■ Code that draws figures
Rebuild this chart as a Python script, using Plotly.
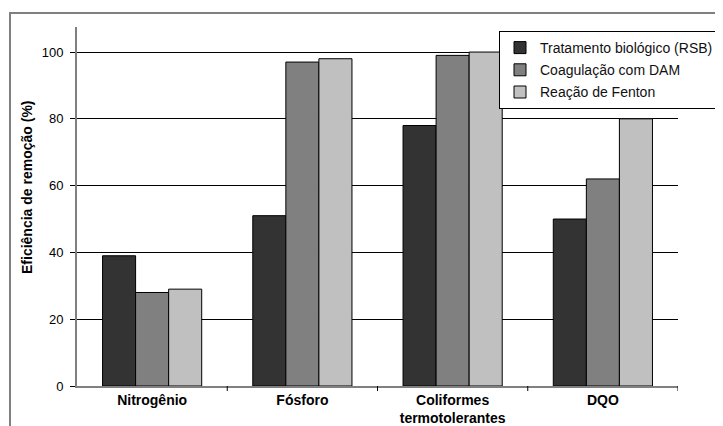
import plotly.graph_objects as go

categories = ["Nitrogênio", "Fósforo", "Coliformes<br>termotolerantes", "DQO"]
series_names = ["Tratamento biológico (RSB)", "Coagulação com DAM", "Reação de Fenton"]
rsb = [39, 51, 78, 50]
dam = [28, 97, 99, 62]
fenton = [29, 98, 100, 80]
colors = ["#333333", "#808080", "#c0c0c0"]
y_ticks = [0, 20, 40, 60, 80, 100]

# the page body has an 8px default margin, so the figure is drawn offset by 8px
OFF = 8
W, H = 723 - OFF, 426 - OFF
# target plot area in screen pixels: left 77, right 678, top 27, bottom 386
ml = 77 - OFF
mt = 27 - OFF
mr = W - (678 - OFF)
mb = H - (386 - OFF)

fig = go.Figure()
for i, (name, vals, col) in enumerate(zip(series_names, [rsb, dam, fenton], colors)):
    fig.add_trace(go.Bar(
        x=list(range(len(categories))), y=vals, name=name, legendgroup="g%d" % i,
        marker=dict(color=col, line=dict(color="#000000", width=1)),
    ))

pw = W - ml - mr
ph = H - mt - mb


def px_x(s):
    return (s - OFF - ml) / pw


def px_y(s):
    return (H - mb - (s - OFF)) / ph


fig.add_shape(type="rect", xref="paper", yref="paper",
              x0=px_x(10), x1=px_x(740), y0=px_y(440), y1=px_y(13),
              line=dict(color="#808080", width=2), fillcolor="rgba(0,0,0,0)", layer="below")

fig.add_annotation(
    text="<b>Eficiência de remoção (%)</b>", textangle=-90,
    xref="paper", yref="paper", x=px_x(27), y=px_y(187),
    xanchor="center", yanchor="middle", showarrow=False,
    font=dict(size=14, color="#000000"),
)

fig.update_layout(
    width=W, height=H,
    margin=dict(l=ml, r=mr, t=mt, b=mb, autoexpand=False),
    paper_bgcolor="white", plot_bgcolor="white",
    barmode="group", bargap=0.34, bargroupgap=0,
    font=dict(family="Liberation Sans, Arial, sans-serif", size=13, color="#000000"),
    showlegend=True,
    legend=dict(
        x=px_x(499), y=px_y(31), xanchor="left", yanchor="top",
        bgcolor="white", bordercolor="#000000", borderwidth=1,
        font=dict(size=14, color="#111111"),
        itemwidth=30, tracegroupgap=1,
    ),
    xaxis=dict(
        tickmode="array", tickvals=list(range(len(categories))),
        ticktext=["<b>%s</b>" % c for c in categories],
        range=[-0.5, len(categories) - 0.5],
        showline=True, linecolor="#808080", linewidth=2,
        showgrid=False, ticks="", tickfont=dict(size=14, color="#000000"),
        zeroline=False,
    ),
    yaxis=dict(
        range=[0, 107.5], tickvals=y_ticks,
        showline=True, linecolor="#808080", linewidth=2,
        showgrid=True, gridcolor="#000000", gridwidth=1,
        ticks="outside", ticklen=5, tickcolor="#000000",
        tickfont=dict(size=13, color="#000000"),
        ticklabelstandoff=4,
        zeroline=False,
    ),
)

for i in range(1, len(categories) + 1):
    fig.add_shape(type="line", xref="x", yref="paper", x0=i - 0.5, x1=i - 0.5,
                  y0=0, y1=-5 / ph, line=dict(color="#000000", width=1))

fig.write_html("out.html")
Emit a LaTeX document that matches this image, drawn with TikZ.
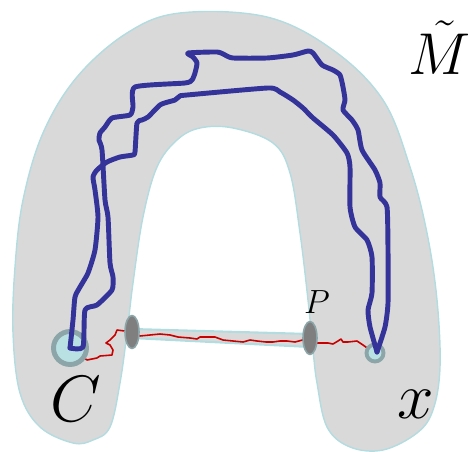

■ Work required
Leave out the pictures and restate, word for word, the lines from the top of the data through the line containing "mb = H - (386 - OFF)", both included.

■ Output of the exercise
Rebuild this chart as a Python script, using Plotly.
import plotly.graph_objects as go

categories = ["Nitrogênio", "Fósforo", "Coliformes<br>termotolerantes", "DQO"]
series_names = ["Tratamento biológico (RSB)", "Coagulação com DAM", "Reação de Fenton"]
rsb = [39, 51, 78, 50]
dam = [28, 97, 99, 62]
fenton = [29, 98, 100, 80]
colors = ["#333333", "#808080", "#c0c0c0"]
y_ticks = [0, 20, 40, 60, 80, 100]

# the page body has an 8px default margin, so the figure is drawn offset by 8px
OFF = 8
W, H = 723 - OFF, 426 - OFF
# target plot area in screen pixels: left 77, right 678, top 27, bottom 386
ml = 77 - OFF
mt = 27 - OFF
mr = W - (678 - OFF)
mb = H - (386 - OFF)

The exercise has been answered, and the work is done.